- [Brief]:
Produce a word-for-word copy of the listing below without its pictures.

[start]

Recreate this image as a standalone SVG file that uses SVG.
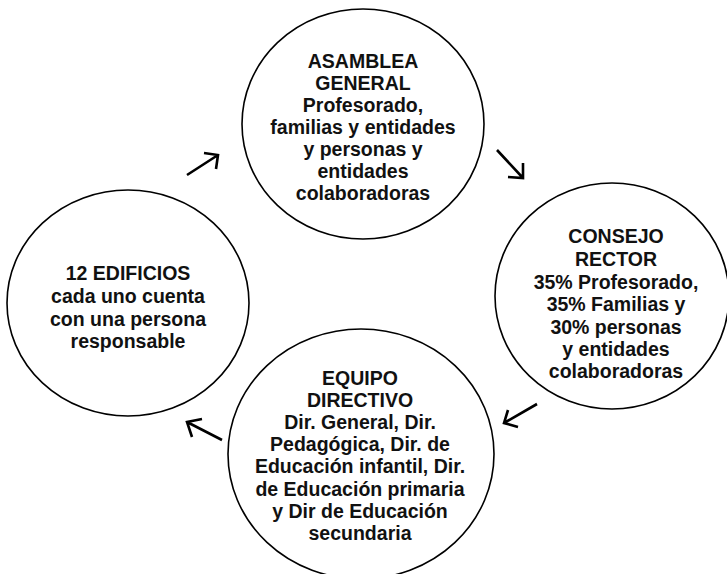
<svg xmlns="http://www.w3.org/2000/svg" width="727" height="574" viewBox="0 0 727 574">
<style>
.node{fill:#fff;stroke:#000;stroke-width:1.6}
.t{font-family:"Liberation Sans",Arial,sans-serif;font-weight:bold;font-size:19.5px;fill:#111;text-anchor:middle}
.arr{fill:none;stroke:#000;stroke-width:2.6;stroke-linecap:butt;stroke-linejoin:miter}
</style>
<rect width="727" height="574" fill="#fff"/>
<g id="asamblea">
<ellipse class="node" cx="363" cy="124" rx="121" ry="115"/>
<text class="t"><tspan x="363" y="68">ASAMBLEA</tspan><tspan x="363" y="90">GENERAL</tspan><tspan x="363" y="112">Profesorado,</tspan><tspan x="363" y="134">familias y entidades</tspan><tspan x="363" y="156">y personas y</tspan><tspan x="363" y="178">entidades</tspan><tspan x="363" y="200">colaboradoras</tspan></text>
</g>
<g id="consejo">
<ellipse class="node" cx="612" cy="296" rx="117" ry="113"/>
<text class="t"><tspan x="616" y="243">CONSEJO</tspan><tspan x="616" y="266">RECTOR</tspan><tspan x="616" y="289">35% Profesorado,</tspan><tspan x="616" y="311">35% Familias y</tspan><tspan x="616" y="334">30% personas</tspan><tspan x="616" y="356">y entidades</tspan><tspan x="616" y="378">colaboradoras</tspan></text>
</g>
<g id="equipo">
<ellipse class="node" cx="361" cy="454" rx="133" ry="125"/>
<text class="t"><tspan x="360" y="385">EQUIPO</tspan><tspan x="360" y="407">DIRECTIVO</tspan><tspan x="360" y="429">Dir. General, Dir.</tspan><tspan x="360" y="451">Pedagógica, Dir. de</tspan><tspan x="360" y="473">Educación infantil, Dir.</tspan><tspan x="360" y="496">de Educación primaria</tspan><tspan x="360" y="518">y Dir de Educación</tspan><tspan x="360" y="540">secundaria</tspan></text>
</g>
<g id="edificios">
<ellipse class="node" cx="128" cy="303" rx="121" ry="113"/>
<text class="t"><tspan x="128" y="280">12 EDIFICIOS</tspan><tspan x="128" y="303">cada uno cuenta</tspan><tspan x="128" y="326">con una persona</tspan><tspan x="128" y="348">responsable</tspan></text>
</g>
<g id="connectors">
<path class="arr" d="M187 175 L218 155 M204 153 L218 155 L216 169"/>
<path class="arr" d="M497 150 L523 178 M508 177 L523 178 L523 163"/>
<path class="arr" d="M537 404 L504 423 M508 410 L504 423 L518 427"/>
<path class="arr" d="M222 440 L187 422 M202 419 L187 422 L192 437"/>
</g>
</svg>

[end]

- [Exercise result]:
Recreate this image as a standalone SVG file that uses SVG.
<svg xmlns="http://www.w3.org/2000/svg" width="727" height="574" viewBox="0 0 727 574">
<style>
.node{fill:#fff;stroke:#000;stroke-width:1.6}
.t{font-family:"Liberation Sans",Arial,sans-serif;font-weight:bold;font-size:19.5px;fill:#111;text-anchor:middle}
.arr{fill:none;stroke:#000;stroke-width:2.6;stroke-linecap:butt;stroke-linejoin:miter}
</style>
<rect width="727" height="574" fill="#fff"/>
<g id="asamblea">
<ellipse class="node" cx="363" cy="124" rx="121" ry="115"/>
<text class="t"><tspan x="363" y="68">ASAMBLEA</tspan><tspan x="363" y="90">GENERAL</tspan><tspan x="363" y="112">Profesorado,</tspan><tspan x="363" y="134">familias y entidades</tspan><tspan x="363" y="156">y personas y</tspan><tspan x="363" y="178">entidades</tspan><tspan x="363" y="200">colaboradoras</tspan></text>
</g>
<g id="consejo">
<ellipse class="node" cx="612" cy="296" rx="117" ry="113"/>
<text class="t"><tspan x="616" y="243">CONSEJO</tspan><tspan x="616" y="266">RECTOR</tspan><tspan x="616" y="289">35% Profesorado,</tspan><tspan x="616" y="311">35% Familias y</tspan><tspan x="616" y="334">30% personas</tspan><tspan x="616" y="356">y entidades</tspan><tspan x="616" y="378">colaboradoras</tspan></text>
</g>
<g id="equipo">
<ellipse class="node" cx="361" cy="454" rx="133" ry="125"/>
<text class="t"><tspan x="360" y="385">EQUIPO</tspan><tspan x="360" y="407">DIRECTIVO</tspan><tspan x="360" y="429">Dir. General, Dir.</tspan><tspan x="360" y="451">Pedagógica, Dir. de</tspan><tspan x="360" y="473">Educación infantil, Dir.</tspan><tspan x="360" y="496">de Educación primaria</tspan><tspan x="360" y="518">y Dir de Educación</tspan><tspan x="360" y="540">secundaria</tspan></text>
</g>
<g id="edificios">
<ellipse class="node" cx="128" cy="303" rx="121" ry="113"/>
<text class="t"><tspan x="128" y="280">12 EDIFICIOS</tspan><tspan x="128" y="303">cada uno cuenta</tspan><tspan x="128" y="326">con una persona</tspan><tspan x="128" y="348">responsable</tspan></text>
</g>
<g id="connectors">
<path class="arr" d="M187 175 L218 155 M204 153 L218 155 L216 169"/>
<path class="arr" d="M497 150 L523 178 M508 177 L523 178 L523 163"/>
<path class="arr" d="M537 404 L504 423 M508 410 L504 423 L518 427"/>
<path class="arr" d="M222 440 L187 422 M202 419 L187 422 L192 437"/>
</g>
</svg>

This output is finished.